# Exercise brief:
Give back exactly the lines from the start of the listing to the line containing "from matplotlib.lines import Line2D", inclusive, and nothing beyond them.

-- Start of Dataset section --

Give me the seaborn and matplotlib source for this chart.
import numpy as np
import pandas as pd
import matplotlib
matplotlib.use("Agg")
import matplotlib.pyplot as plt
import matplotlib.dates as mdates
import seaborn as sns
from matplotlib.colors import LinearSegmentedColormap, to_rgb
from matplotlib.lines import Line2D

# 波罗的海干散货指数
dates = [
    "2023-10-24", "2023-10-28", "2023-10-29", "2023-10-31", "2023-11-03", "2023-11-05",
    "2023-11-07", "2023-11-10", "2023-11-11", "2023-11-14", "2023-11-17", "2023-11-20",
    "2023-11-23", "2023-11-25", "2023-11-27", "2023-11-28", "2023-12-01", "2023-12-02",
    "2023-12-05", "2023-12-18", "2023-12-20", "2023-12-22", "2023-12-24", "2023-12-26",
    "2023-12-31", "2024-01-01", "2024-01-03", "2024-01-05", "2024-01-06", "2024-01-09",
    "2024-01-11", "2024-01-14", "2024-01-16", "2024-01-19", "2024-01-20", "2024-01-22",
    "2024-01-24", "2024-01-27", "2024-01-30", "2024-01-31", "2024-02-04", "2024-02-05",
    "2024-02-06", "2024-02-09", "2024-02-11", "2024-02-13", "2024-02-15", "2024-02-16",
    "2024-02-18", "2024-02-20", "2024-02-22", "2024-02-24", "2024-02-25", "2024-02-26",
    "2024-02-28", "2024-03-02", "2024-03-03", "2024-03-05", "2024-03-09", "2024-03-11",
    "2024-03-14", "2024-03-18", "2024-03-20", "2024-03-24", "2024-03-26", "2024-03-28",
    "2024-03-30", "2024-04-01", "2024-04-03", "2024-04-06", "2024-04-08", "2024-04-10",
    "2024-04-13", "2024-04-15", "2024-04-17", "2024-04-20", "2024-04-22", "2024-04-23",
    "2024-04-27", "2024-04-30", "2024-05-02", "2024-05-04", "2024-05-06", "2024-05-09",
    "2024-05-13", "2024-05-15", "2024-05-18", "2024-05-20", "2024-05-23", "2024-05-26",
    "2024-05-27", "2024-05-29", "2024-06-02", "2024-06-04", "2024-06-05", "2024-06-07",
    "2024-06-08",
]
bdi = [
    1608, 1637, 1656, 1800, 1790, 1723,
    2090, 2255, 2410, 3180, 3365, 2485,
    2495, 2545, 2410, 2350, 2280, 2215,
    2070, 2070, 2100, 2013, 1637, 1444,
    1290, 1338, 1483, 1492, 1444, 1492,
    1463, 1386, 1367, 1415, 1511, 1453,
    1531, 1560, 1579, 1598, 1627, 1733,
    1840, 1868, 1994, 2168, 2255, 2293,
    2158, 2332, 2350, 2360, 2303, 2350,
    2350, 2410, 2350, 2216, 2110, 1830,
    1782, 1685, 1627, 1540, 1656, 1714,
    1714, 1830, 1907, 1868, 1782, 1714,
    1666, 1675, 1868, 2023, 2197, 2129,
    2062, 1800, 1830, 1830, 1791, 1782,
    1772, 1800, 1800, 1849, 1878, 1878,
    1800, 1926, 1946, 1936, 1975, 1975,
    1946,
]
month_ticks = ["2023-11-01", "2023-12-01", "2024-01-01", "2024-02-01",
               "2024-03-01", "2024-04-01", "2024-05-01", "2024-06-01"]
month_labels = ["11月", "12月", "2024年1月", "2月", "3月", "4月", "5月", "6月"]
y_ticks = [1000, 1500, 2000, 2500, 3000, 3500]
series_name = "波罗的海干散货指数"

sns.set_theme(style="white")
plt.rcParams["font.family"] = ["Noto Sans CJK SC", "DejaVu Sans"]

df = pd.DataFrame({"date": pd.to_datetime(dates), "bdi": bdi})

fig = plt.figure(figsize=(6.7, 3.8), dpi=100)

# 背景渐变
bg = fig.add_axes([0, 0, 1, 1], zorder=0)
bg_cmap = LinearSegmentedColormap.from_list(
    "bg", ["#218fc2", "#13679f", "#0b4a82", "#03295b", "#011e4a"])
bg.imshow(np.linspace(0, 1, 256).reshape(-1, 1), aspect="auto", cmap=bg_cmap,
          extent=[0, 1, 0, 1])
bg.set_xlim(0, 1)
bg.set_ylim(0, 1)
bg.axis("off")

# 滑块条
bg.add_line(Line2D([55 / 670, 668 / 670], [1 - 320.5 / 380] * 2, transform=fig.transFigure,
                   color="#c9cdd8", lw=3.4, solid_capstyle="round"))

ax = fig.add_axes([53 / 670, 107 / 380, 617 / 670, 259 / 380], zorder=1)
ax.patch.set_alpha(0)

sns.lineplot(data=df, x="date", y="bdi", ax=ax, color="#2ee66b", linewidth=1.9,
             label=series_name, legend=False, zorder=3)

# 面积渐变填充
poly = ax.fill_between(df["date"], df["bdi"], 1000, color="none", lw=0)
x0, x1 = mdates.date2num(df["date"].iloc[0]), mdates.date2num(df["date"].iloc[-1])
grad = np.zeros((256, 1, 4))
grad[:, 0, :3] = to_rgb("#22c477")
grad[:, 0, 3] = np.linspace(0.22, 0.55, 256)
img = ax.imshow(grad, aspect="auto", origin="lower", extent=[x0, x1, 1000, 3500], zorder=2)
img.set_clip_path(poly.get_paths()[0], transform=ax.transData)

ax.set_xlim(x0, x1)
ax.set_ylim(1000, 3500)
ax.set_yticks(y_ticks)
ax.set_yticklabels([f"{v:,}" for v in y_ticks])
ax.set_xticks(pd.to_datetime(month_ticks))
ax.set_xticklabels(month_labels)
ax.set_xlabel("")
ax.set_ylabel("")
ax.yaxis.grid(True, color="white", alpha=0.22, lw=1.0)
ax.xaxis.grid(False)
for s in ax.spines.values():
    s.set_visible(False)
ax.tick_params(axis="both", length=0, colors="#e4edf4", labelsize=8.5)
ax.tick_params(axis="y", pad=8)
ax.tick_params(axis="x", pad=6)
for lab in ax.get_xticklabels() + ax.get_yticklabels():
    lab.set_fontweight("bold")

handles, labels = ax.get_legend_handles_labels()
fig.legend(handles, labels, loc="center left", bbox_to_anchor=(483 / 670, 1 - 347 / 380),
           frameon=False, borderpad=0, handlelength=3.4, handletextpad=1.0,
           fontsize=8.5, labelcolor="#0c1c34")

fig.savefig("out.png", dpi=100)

-- End of Dataset section --

# In response:
Give me the seaborn and matplotlib source for this chart.
import numpy as np
import pandas as pd
import matplotlib
matplotlib.use("Agg")
import matplotlib.pyplot as plt
import matplotlib.dates as mdates
import seaborn as sns
from matplotlib.colors import LinearSegmentedColormap, to_rgb
from matplotlib.lines import Line2D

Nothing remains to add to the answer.